Sending Snapchats to friends throughout the day makes it much easier to keep up with my friends’ lives than to have a phone call or even a text conversation each day. And, sure, I can acknowledge that the online version of myself -- the Snapchats that I send to my friends, the posts that I make on my Instagram -- represents a carefully crafted edition of myself. The platforms are superficial, but I wouldn’t say that they necessarily represent superficial versions of myself.

As one can do with art, Instagram is another medium by which I can express myself. I can display a certain version of myself -- a certain sense of humour, a certain perspective that I hold -- that I want to show but can’t always conjure up in personal interactions with friends or new acquaintances. Sending Snapchats of an event with a clever caption is often funnier than describing the event later on. On my Instagram, the way I choose to pick, edit, and curate my photos can be a fun and creative undertaking. On a private Instagram I share with friends (affectionately known as a finsta), I can share memes and moments from my day when I royally fucked up, and each of my friends can comment and can console me, or roast me. And I enjoy seeing the way others express themselves, too. I use Instagram to follow art accounts, food recipe accounts, and a handful of weird accounts (cool 3D world, anyone??).  

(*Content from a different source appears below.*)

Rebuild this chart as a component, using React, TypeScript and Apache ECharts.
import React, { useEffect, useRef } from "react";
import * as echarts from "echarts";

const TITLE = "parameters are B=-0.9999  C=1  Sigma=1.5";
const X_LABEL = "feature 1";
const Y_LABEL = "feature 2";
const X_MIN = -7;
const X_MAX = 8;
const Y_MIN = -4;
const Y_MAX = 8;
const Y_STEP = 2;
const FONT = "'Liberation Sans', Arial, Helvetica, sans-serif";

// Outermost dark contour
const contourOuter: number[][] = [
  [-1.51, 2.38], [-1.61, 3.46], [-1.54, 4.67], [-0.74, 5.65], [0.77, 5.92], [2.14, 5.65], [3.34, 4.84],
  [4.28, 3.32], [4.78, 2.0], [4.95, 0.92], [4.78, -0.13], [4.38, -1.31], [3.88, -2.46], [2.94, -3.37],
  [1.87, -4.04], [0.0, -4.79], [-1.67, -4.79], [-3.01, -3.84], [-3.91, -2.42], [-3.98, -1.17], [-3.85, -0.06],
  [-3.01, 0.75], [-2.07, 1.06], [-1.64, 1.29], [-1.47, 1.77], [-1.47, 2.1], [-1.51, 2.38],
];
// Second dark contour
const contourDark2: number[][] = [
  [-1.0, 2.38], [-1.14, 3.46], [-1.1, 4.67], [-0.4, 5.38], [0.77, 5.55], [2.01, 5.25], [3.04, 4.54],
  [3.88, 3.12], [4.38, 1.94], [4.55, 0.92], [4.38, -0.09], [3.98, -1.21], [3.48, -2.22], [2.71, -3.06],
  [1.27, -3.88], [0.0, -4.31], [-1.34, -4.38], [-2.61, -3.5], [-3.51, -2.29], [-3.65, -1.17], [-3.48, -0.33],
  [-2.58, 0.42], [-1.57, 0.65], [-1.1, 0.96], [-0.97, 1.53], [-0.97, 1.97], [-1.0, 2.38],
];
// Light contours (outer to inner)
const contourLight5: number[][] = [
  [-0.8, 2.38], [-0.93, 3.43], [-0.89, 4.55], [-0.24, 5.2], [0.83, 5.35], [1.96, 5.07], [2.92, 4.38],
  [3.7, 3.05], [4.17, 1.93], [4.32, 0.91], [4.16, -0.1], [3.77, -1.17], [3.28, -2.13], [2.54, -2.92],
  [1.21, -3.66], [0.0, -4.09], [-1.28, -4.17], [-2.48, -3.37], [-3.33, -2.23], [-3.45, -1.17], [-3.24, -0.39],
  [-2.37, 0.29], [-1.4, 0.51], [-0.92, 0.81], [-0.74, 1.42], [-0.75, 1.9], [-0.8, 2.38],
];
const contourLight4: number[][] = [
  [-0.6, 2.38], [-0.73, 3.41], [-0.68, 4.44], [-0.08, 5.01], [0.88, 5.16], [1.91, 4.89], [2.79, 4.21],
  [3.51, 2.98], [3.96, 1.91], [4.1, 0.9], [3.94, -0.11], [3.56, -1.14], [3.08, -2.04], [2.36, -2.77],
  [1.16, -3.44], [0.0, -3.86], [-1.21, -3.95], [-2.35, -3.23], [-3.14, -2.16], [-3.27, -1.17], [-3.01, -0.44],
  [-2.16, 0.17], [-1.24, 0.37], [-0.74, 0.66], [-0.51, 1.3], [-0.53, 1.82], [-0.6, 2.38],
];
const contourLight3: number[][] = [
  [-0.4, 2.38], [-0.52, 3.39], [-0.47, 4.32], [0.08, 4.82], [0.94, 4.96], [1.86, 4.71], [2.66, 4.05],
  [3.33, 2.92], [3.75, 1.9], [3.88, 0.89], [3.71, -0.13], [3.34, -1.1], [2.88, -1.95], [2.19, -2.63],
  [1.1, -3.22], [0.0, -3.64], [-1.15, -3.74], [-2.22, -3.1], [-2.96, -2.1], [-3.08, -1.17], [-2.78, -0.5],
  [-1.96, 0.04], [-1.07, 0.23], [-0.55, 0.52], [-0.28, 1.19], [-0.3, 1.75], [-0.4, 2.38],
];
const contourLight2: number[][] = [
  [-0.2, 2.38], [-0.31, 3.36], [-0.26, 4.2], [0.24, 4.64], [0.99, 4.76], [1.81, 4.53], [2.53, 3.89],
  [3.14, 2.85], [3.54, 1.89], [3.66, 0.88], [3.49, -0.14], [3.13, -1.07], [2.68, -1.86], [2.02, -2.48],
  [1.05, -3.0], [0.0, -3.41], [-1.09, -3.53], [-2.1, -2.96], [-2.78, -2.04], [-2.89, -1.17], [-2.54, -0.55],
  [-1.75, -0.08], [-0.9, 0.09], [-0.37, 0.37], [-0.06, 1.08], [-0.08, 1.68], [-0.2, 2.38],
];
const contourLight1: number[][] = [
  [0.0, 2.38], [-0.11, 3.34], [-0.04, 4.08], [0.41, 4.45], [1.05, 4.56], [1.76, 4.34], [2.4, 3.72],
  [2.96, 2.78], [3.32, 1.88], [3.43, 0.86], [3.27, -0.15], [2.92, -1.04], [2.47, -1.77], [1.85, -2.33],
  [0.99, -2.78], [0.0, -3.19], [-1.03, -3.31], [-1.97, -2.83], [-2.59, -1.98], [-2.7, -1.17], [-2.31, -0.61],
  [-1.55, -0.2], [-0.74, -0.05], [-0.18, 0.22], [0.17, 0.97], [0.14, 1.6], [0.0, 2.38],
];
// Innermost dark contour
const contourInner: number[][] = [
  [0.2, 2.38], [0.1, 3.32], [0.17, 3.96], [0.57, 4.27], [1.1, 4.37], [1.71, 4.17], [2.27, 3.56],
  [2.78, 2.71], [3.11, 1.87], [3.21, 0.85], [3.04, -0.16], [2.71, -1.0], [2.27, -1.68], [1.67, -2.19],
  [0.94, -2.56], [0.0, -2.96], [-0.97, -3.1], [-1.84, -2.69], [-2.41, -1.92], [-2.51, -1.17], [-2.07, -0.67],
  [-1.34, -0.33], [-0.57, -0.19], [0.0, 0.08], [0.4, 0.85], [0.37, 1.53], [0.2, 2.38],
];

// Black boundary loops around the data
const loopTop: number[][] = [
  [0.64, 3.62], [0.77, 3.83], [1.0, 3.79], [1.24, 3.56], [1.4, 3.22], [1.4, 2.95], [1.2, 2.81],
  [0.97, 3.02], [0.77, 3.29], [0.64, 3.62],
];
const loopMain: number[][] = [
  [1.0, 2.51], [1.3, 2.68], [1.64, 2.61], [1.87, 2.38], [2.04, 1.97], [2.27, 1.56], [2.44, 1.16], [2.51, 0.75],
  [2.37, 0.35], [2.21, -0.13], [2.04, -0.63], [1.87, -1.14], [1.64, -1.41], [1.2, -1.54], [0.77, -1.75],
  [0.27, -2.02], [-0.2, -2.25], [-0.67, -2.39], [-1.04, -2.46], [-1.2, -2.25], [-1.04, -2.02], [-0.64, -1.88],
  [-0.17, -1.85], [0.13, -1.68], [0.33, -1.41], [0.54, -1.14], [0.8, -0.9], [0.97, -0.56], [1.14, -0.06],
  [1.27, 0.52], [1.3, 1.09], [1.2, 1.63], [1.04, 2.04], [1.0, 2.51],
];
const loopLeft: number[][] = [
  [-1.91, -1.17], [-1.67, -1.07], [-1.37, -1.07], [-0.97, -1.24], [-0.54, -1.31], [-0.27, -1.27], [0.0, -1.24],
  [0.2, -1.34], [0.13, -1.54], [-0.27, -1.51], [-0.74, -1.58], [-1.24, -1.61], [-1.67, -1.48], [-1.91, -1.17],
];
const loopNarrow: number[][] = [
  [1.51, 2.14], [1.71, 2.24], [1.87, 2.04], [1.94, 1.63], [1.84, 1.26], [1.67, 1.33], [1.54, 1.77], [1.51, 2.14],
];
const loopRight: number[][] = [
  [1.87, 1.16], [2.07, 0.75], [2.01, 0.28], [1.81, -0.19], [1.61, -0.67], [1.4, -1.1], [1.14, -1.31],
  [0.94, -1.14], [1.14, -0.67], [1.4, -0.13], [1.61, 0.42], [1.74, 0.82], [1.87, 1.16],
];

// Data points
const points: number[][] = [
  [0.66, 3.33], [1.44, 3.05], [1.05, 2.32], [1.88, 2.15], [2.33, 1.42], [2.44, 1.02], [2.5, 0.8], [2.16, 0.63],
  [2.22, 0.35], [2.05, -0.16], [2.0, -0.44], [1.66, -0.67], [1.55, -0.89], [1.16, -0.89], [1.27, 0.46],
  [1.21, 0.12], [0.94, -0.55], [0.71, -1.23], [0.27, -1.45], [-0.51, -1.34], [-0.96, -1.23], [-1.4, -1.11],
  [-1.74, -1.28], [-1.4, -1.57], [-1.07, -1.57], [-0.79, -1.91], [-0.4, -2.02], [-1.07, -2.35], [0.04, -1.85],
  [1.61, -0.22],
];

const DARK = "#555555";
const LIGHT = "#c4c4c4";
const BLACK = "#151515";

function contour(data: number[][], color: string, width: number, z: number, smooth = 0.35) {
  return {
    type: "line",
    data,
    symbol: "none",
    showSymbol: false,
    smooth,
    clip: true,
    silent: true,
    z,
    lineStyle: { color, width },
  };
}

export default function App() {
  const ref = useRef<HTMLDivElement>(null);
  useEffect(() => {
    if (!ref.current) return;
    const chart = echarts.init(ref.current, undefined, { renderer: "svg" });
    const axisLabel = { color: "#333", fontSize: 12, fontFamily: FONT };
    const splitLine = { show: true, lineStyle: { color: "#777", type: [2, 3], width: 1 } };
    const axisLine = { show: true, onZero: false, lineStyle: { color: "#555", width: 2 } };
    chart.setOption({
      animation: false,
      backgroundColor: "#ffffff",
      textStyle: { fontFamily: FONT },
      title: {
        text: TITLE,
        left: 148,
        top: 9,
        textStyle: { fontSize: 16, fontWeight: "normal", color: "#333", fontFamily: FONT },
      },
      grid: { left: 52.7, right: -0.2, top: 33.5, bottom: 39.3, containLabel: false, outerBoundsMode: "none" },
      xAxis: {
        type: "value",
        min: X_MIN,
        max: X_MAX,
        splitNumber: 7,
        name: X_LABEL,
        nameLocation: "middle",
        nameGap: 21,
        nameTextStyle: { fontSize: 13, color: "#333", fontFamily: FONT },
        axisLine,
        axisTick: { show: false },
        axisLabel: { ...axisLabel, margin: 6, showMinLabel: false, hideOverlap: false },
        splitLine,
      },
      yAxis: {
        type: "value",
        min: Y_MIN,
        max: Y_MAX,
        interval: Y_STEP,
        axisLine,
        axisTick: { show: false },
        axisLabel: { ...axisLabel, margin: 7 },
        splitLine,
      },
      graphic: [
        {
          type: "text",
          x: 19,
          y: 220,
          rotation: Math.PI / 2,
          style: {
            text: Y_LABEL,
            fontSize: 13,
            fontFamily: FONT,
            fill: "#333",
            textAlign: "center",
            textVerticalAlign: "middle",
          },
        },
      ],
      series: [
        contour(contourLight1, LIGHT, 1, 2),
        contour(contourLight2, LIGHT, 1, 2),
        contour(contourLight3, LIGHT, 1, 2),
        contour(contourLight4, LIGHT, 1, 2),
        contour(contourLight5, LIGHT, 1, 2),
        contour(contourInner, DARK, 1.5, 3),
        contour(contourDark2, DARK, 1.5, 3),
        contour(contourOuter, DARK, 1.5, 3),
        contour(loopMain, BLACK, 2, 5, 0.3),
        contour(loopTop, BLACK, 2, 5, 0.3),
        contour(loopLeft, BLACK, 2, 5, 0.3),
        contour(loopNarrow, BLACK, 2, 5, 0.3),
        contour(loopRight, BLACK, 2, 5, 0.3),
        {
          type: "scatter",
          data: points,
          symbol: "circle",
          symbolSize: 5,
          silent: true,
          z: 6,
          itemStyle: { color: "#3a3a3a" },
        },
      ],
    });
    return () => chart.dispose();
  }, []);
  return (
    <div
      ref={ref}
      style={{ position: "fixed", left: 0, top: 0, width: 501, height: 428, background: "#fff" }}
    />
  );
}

There’s an entire slew of problems to be discussed about social media platforms. It’s great in a million ways, but it’s horrible in a million other ways. And most of us can acknowledge the negative aspects of social media, but then we fail to do anything to change our habits; plus, such conversations often fail to acknowledge some of the deeper, quite disturbing implications of such an omnipresent force. For example, the instagram feed for my finsta (my private instagram) is littered with friends’ photos with captions making jokes about one’s own mental state. It can be comforting to scroll through and see that my friends are having similar experiences to my own -- loneliness, bouts of depression, etc. -- but the conversation stops there, at the caption, as the but of a joke, and rarely are any deeper conversations ever had. Poor mental health becomes lighthearted and, arguably, trendy, a testament to the problematic way our generation understands ourselves and each other. Such ideas makes the battle I have with it -- to delete, or not to delete? -- that much more difficult.

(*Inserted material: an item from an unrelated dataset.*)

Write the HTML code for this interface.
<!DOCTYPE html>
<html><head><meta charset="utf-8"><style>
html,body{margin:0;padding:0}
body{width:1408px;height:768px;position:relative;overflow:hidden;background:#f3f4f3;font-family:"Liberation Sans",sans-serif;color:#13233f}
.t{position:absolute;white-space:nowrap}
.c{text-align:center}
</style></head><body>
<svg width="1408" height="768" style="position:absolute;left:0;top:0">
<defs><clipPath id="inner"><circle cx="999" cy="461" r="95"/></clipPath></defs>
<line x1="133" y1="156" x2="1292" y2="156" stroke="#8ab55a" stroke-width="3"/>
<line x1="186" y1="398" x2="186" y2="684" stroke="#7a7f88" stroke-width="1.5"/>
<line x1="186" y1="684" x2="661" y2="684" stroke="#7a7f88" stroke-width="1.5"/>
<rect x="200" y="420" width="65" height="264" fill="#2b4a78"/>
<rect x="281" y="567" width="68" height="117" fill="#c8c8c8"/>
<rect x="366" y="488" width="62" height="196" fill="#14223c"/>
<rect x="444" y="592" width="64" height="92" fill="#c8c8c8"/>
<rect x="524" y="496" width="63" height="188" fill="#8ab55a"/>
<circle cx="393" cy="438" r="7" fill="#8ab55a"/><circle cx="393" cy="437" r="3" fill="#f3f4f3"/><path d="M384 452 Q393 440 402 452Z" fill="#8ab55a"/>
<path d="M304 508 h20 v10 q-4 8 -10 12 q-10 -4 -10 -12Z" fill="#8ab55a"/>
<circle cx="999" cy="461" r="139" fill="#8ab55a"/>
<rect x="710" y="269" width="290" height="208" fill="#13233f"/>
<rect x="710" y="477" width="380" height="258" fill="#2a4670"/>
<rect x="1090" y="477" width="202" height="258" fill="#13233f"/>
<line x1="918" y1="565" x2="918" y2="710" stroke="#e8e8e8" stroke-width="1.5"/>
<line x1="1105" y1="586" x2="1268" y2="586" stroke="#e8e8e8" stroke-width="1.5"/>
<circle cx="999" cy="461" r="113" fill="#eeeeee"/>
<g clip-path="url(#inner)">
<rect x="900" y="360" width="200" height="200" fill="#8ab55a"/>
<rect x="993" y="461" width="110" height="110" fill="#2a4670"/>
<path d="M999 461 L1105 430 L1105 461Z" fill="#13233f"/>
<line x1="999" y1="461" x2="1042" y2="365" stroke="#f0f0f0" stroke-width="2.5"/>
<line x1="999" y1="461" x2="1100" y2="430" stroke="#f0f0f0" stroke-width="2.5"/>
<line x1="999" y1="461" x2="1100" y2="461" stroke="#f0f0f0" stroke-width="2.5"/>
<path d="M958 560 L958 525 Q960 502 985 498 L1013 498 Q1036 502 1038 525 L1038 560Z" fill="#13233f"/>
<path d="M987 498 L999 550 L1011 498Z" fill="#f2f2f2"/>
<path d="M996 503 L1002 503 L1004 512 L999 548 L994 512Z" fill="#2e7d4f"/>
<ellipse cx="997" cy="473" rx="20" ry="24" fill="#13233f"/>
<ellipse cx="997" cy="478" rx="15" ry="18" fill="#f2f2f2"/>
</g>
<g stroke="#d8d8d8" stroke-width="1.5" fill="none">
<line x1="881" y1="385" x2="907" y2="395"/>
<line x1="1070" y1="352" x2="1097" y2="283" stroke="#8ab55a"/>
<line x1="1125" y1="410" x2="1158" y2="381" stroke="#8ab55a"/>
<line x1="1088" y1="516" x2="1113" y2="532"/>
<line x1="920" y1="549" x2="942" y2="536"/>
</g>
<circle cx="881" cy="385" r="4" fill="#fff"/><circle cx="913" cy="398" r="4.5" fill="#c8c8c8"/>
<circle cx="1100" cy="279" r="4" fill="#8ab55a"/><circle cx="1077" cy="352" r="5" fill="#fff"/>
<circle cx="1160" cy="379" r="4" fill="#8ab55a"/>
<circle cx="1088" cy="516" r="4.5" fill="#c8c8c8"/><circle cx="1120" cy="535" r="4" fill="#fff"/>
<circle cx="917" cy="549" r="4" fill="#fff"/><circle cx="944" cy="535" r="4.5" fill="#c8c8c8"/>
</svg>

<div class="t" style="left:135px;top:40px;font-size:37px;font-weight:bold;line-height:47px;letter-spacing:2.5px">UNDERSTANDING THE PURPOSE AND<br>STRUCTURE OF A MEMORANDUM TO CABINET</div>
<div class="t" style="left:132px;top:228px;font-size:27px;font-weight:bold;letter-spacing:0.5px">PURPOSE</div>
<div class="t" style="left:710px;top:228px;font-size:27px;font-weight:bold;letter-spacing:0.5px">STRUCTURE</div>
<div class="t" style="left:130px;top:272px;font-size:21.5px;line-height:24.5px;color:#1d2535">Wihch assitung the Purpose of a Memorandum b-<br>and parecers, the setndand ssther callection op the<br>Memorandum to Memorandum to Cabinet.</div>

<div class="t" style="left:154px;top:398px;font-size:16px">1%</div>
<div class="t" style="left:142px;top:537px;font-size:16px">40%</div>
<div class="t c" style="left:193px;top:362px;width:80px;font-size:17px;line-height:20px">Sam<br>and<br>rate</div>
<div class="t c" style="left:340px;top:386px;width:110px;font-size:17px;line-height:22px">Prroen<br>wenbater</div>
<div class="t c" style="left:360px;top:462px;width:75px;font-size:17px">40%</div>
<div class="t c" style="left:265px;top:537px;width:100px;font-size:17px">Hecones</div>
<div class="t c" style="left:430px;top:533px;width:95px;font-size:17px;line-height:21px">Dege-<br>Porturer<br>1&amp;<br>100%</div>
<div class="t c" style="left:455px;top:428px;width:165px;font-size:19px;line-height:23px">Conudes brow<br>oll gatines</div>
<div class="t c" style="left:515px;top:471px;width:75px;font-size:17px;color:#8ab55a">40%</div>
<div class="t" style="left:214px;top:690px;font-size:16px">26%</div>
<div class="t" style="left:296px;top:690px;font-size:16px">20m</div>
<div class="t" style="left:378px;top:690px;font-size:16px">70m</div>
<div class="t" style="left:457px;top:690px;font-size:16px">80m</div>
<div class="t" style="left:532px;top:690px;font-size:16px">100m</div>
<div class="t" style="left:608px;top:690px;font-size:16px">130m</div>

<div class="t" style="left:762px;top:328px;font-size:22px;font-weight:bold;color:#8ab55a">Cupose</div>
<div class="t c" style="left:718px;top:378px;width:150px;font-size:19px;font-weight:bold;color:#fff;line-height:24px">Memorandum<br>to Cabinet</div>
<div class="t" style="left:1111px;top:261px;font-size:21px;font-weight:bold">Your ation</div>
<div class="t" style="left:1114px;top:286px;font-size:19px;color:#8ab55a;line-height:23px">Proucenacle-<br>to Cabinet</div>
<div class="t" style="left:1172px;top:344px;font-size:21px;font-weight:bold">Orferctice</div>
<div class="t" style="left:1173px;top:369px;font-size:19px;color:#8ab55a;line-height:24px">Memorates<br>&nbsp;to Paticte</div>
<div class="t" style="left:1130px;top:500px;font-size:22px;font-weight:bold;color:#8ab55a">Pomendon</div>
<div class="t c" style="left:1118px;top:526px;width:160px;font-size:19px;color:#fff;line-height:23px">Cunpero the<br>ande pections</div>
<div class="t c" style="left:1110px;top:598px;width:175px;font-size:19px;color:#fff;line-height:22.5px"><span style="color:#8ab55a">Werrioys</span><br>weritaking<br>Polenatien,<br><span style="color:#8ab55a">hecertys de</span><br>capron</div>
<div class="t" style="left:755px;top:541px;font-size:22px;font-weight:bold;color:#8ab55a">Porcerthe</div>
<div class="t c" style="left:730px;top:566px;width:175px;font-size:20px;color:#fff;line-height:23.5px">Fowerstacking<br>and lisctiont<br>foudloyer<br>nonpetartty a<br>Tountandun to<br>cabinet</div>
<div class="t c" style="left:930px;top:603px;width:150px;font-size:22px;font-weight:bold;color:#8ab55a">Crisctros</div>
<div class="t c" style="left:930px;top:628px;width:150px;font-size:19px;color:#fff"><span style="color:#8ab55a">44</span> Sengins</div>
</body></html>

We could probably get into even more serious topics in regards to social media -- the postmodern implications of social media use in the way that a fake self is replacing the real self; how sharing our depression online but not in real life is a problematic way our generation addresses mental health and makes it more lighthearted and trendy than it is; the fact that memes can represent/express emotions better than we ourselves can is kind of fucked up because it replaces more authentic modes of human connection? How social media is as a vehicle for our own narcissism and self-indulgence; the way that the infiltration of advertisements and celebrities on snapchat is probably subconsciously embedding the values of capitalism and narcissism deep inside us; how having a constant source of entertainment at our fingertips disturbs our dopamine and serotonin levels. There are many problematic things to get into (that maybe one day I will write about more deeply).

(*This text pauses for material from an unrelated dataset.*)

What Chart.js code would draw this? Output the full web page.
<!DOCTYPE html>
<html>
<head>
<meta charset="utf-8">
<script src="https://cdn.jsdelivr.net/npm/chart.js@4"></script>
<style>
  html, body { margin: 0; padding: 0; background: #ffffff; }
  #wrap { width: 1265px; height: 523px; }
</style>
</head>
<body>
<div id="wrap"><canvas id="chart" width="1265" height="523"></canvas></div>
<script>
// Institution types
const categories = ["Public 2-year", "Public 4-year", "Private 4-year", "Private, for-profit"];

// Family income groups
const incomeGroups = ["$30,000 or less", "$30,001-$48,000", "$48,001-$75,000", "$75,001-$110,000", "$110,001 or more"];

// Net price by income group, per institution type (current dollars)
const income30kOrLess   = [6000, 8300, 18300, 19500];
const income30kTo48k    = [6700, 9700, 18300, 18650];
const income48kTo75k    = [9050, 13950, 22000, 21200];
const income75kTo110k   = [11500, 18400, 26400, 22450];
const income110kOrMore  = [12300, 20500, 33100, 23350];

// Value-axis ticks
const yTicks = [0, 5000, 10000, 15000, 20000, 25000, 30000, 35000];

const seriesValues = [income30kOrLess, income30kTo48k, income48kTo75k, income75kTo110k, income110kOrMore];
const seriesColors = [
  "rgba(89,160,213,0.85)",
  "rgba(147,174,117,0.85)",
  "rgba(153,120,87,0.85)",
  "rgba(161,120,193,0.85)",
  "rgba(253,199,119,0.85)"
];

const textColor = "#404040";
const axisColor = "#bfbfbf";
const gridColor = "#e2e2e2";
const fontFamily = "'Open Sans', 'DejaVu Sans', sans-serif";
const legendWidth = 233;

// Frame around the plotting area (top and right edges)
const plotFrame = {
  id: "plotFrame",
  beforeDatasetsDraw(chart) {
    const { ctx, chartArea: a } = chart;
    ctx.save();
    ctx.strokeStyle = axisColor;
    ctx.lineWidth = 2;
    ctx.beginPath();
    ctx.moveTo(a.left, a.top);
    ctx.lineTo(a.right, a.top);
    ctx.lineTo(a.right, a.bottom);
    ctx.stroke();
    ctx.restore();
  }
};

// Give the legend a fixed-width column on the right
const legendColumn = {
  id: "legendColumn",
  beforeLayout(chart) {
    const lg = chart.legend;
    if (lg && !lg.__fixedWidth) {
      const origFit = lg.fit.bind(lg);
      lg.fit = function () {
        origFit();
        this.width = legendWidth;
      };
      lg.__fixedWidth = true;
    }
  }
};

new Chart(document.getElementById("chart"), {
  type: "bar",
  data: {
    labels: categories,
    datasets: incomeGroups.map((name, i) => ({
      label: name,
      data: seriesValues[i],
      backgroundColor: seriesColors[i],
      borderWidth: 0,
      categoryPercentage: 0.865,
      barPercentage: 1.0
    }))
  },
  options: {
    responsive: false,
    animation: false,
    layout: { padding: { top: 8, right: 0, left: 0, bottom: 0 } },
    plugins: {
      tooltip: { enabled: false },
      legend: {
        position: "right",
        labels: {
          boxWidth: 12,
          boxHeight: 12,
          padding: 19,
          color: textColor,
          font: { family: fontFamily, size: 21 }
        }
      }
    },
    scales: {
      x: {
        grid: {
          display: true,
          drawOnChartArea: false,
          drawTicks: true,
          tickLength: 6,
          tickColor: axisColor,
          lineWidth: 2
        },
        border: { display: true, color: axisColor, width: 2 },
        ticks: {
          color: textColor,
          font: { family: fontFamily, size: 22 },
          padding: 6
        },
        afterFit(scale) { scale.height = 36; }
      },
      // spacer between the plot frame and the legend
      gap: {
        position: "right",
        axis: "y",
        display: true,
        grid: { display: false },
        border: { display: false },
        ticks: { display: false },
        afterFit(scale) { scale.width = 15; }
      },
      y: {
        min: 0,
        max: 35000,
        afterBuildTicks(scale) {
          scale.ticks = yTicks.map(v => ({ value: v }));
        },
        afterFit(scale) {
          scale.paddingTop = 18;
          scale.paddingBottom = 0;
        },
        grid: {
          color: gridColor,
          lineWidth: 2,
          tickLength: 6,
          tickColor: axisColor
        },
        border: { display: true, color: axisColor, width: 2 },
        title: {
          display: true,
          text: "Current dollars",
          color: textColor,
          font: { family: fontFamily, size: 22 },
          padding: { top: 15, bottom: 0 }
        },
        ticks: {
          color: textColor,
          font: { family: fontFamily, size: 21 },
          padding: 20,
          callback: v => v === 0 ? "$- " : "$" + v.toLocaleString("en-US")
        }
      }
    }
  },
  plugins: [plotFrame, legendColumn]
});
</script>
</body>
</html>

There’s no right answer to the “delete or not” question. How you use social media depends on you. Each of us is affected by it in differently negative and positive ways, and why some of us are more or less affected by it depends on our interests, our levels of addiction, our personalities, our brain chemistry, etc.

My biggest concern is that I’m wasting my time and forming bad habits in my brain. In the moments that I have to myself, my default is to pick up my phone and consume. All those minutes of consuming and consuming adds up. I know that it’s more healthy for my mental health to breathe, watch the people around me, be  mindful and present and take a break from the demands of everyday life. Yet I continue to train my brain to dislike boredom, which I’m sure is somehow destroying my attention span and any ability I may have to foster imagination and creativity. I can feel the synapses in my brain making the wrong connections. I feel guilty. And gross.

What I must remember is that I’m in control. I can be purposeful with social media. And I need to remind myself that it’s okay to go through waves and phases with how I use it. Delete it all for a week. Post a million things the next if I’m feeling inspired to express myself. Instead of seeing it as a battle I must continue to fight, I will try to see it as a relationship I can continue to explore with a healthy dose of mindfulness, awareness, and balance.